An historic church wall, regarded as a public eyesore for years has been restored thanks to the work of Peppard Building Supplies customer Dunne & Co.


St Laurence’s Church wall in Reading’s beautiful Forbury area has been held up by scaffolding for almost 30 years to prevent it from collapsing onto a public footpath.


The Heritage Lottery funded renovation used bricks and stones sourced by Peppard to match the historic wall, which was originally built from a mix of handmade Georgian and Victorian bricks interspersed with stone from the ruined abbey.


The painstaking work, which was overseen by English Heritage, involved three different sizes, textures and colours of bricks, all of which were made to order using moulds of the original materials.


Dunne & Co, a building and restoration company established 30 years ago, specialises in the repair of period and listed buildings. St Laurence’s Church dates from the Norman period and is situated alongside the ruins of Saxon-era Reading Abbey, which was the final resting place of Henry I and destroyed in Henry VIII’s dissolution of the monasteries.
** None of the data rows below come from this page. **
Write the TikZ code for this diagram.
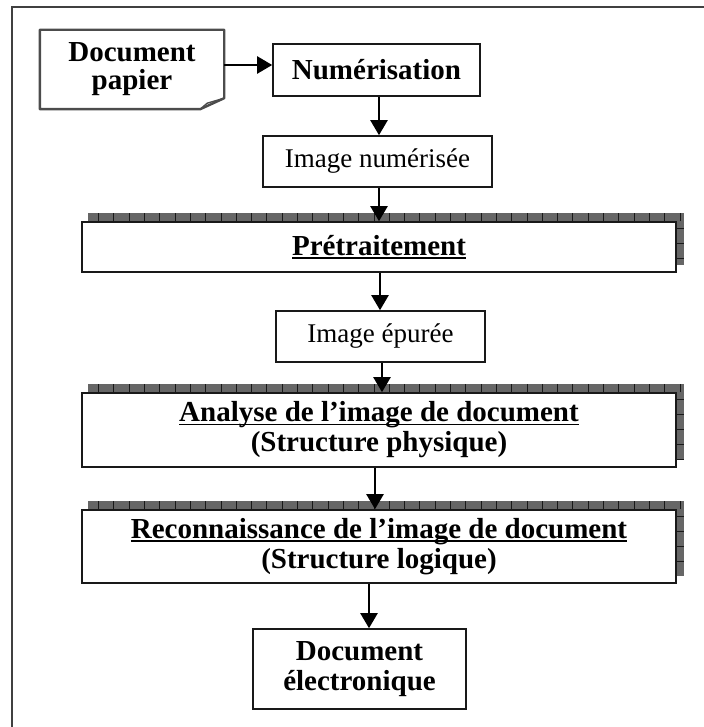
\documentclass[tikz,border=0pt]{standalone}
\usepackage{fontspec}
\setmainfont{Liberation Serif}
\usetikzlibrary{arrows.meta,backgrounds}

% underline that sits just below the baseline and crosses descenders
\newcommand\ulline[1]{\setbox0\hbox{#1}\rlap{\rule[-3.2pt]{\wd0}{1.5pt}}\box0}

% tiled drop shadow, offset up and to the right of a box
\newcommand\tileshadow[1]{%
  \begin{scope}
    \path[clip] ([shift={(7pt,8pt)}]#1.north west) rectangle ([shift={(7pt,8pt)}]#1.south east);
    \fill[shadowfill] ([shift={(7pt,8pt)}]#1.north west) rectangle ([shift={(7pt,8pt)}]#1.south east);
    \foreach \i in {0,...,39}
      \draw[tick] ([xshift=2pt+\i*15.3pt]#1.north west) -- ++(0,8pt);
    \foreach \j in {1,...,5}
      \draw[tick] ([yshift=8pt-\j*15pt]#1.north east) -- ++(7pt,0);
  \end{scope}}

\begin{document}
\begin{tikzpicture}[x=1pt,y=1pt,
  box/.style={draw=black!90, line width=1.6pt, fill=white, inner sep=0pt, align=center},
  boldtext/.style={font=\bfseries\fontsize{29}{30}\selectfont},
  plaintext/.style={font=\fontsize{27}{30}\selectfont},
  arr/.style={draw=black, line width=2.2pt, -{Triangle[length=15pt,width=17pt]}},
  frame/.style={draw=black!75, line width=1.5pt},
  paperline/.style={draw=black!70, line width=2.4pt, line join=round},
  shadowfill/.style={fill=black!60},
  tick/.style={draw=black!90, line width=0.8pt}
]
\useasboundingbox (0,0) rectangle (703,-727);

% outer frame
\draw[frame] (12,-730) -- (12,-7) -- (706,-7);

% paper document with folded corner
\node[boldtext, inner sep=0pt, minimum width=184pt, minimum height=79pt, align=center]
  (paper) at (132,-69.5) {Document\\[-2pt]papier};
\draw[paperline] (paper.north west) -- (paper.north east)
  -- ([yshift=11pt]paper.south east) -- ([xshift=-24pt]paper.south east)
  -- (paper.south west) -- cycle;
\draw[paperline, line width=1.4pt] ([yshift=11pt]paper.south east)
  -- ([xshift=-17pt,yshift=6pt]paper.south east) -- ([xshift=-24pt]paper.south east);

% process chain
\node[box, boldtext, minimum width=207pt, minimum height=52pt] (scan) at (376.5,-70) {Numérisation};
\node[box, plaintext, minimum width=229pt, minimum height=51pt] (scanned) at (377.5,-161.5) {Image numérisée};
\node[box, boldtext, minimum width=594pt, minimum height=50pt] (pre) at (379,-247) {\ulline{Prétraitement}};
\node[box, plaintext, minimum width=209pt, minimum height=51pt] (clean) at (380.5,-336.5) {Image épurée};
\node[box, boldtext, minimum width=594pt, minimum height=74pt] (phys) at (379,-430)
  {\ulline{Analyse de l’image de document}\\(Structure physique)};
\node[box, boldtext, minimum width=594pt, minimum height=73pt] (logic) at (379,-546.5)
  {\ulline{Reconnaissance de l’image de document}\\(Structure logique)};
\node[box, boldtext, minimum width=213pt, minimum height=80pt] (elec) at (359.5,-669)
  {Document\\électronique};

\begin{scope}[on background layer]
  \tileshadow{pre}
  \tileshadow{phys}
  \tileshadow{logic}
\end{scope}

% connectors
\draw[arr] ([yshift=4.5pt]paper.east) -- ([yshift=4.5pt]paper.east -| scan.west);
\draw[arr] ([xshift=2.5pt]scan.south) -- ([xshift=2.5pt]scan.south |- scanned.north);
\draw[arr] ([xshift=1.5pt]scanned.south) -- ([xshift=1.5pt]scanned.south |- pre.north);
\draw[arr] ([xshift=1pt]pre.south) -- ([xshift=1pt]pre.south |- clean.north);
\draw[arr] ([xshift=1.5pt]clean.south) -- ([xshift=1.5pt]clean.south |- phys.north);
\draw[arr] ([xshift=-4pt]phys.south) -- ([xshift=-4pt]phys.south |- logic.north);
\draw[arr] ([xshift=9.5pt]elec.north |- logic.south) -- ([xshift=9.5pt]elec.north);
\end{tikzpicture}
\end{document}
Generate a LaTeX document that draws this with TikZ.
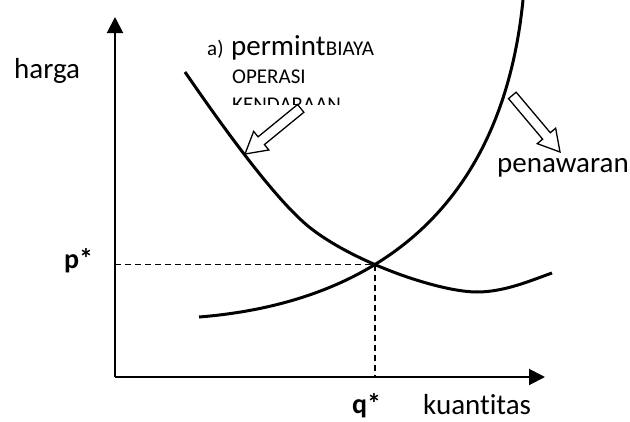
\documentclass[tikz,border=0pt]{standalone}
\usepackage{fontspec}
\setmainfont{Carlito}[Ligatures=NoCommon]
\usetikzlibrary{arrows.meta,intersections}
\tikzset{
  axis/.style={line width=2pt,-{Triangle[length=16pt,width=16pt]}},
  curve/.style={line width=3pt},
  guide/.style={line width=1.4pt,dash pattern=on 6pt off 4pt},
  blockarrow/.style={line width=1.3pt,fill=white,line join=miter},
  big/.style={font=\fontsize{29}{31}\selectfont,inner sep=0pt},
  small/.style={font=\fontsize{21}{24}\selectfont,inner sep=0pt},
  bigbold/.style={font=\fontsize{28}{30}\selectfont\bfseries,inner sep=0pt}
}
\begin{document}
\begin{tikzpicture}[x=1pt,y=-1pt]
\useasboundingbox (0,0) rectangle (630,421);
% axes
\coordinate (O) at (115,377);
\coordinate (ytop) at (115,17);
\coordinate (xend) at (545,377);
\draw[axis] (O) -- (ytop);
\draw[axis] (O) -- (xend);
% demand curve
\draw[curve,name path=demand] (185,72) .. controls (212,111) and (275,202) .. (313,230)
  .. controls (358,264) and (440,292) .. (477,292)
  .. controls (505,292) and (532,280) .. (552,273);
% supply curve
\draw[curve,name path=supply] (199,317) .. controls (350,305) and (500,230) .. (523,0);
\path[name intersections={of=demand and supply,by=E}];
% dashed guides
\coordinate (pstar) at (E -| O);
\coordinate (qstar) at (E |- O);
\draw[guide] (pstar) -- (E);
\draw[guide] (E) -- (qstar);
% block arrows
\begin{scope}[shift={(245,154)},rotate=39.3]
\draw[blockarrow] (0,0) -- (21,12) -- (21,5) -- (72,5) -- (72,-5) -- (21,-5) -- (21,-12) -- cycle;
\end{scope}
\begin{scope}[shift={(560,152)},rotate=130.1]
\draw[blockarrow] (0,0) -- (21,12) -- (21,5) -- (74,5) -- (74,-5) -- (21,-5) -- (21,-12) -- cycle;
\end{scope}
% labels
\node[big,anchor=base west] (harga) at (14,78) {harga};
\node[big,anchor=base west] (kuantitas) at (423,414) {kuantitas};
\node[big,anchor=base west] (penawaran) at (497,172) {penawaran};
\node[bigbold,anchor=base west] (p) at (64,268) {p*};
\node[bigbold,anchor=base west] (q) at (352,413) {q*};
\node[small,anchor=base west] (a) at (207,55) {a)};
\node[big,anchor=base west] (perm) at (231,55) {permint};
\node[small,anchor=base west] (biaya) at (perm.base east) {BIAYA};
\node[small,anchor=base west] (operasi) at (232,83) {OPERASI};
\begin{scope}
\clip (225,60) rectangle (400,104);
\node[small,anchor=base west] (kend) at (232,111) {KENDARAAN};
\end{scope}
\end{tikzpicture}
\end{document}
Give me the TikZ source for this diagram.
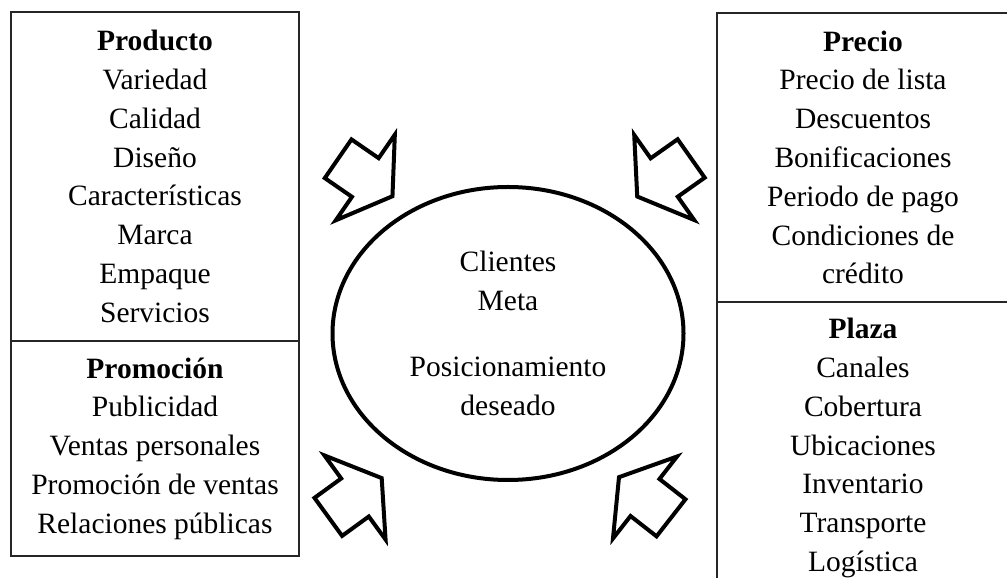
\documentclass[tikz,border=0pt]{standalone}
\usepackage{fontspec}
\setmainfont{Liberation Serif}
\usepackage{tikz}
\usetikzlibrary{shapes.geometric, positioning}
\newcommand{\mixfont}{\fontsize{29.5}{38.8}\selectfont}
\tikzstyle{box} = [rectangle, draw=black!85, line width=1.2pt, outer sep=0pt, inner sep=0pt, text centered, align=center, font=\mixfont]
\tikzstyle{target} = [ellipse, draw=black, line width=4pt, inner sep=0pt, align=center, font=\mixfont, minimum width=351pt, minimum height=293pt]
\tikzstyle{arrowshape} = [draw=black, fill=white, line width=4pt, miter limit=10]
\newcommand{\blockarrow}[2]{\draw[arrowshape, shift={(#1)}, rotate=#2]
(-33,23.5) -- (0,23.5) -- (0,52) -- (33,0) -- (0,-52) -- (0,-23.5) -- (-33,-23.5) -- cycle;}

\begin{document}
\begin{tikzpicture}[x=1pt, y=1pt]
\useasboundingbox (0,0) rectangle (1007,578);
\clip (0,0) rectangle (1007,578);

% left column
\node[box, minimum width=288pt, minimum height=329pt] (producto) at (155,401.5)
{\textbf{Producto}\\Variedad\\Calidad\\Diseño\\Características\\Marca\\Empaque\\Servicios};
\node[box, minimum width=288pt, minimum height=215pt, below=0pt of producto] (promocion)
{\textbf{Promoción}\\Publicidad\\Ventas personales\\Promoción de ventas\\Relaciones públicas};

% right column
\node[box, minimum width=292pt, minimum height=289pt] (precio) at (863,420.5)
{\textbf{Precio}\\Precio de lista\\Descuentos\\Bonificaciones\\Periodo de pago\\Condiciones de\\crédito};
\node[box, minimum width=292pt, minimum height=292pt, below=0pt of precio] (plaza)
{\textbf{Plaza}\\Canales\\Cobertura\\Ubicaciones\\Inventario\\Transporte\\Logística};

% centre
\node[target] (clientes) at (508,244.5)
{Clientes\\Meta\\[27pt]Posicionamiento\\deseado};

% arrows pointing in
\coordinate (tl) at (365.3,400.5);
\coordinate (tr) at (664.2,400.5);
\coordinate (bl) at (355,80.5);
\coordinate (br) at (645,80.5);
\blockarrow{tl}{-34.6}
\blockarrow{tr}{-144.8}
\blockarrow{bl}{36}
\blockarrow{br}{142}
\end{tikzpicture}
\end{document}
The company’s founder Kevin Dunne explained: “We regularly work with English Heritage and other conservation organisations on listed and period properties while undertaking works for several local listed churches and their affiliated historic buildings.


“St Laurence’s church wall restoration has been welcomed by the local community after being left in such a state of disrepair for several decades.


“We had to replicate three different kinds of bricks, which were sourced by Peppard who were very helpful in getting the moulds made and bricks manufactured.


“Peppard staff also helped us to replicate the original mortar mix using various types of sand.”


The church wall began to collapse decades ago, due to the growth of lime trees in the graveyard and the project also included civil engineering works to stabilise the structure.


“It took almost six months to complete, using a team of between two and eight, depending on the segment of the wall being restored, led by my son Daniel, who is a trained sculptor and fine artist,” Kevin added.


“The local interest has been very encouraging and we look forward to further work in Forbury in the future.”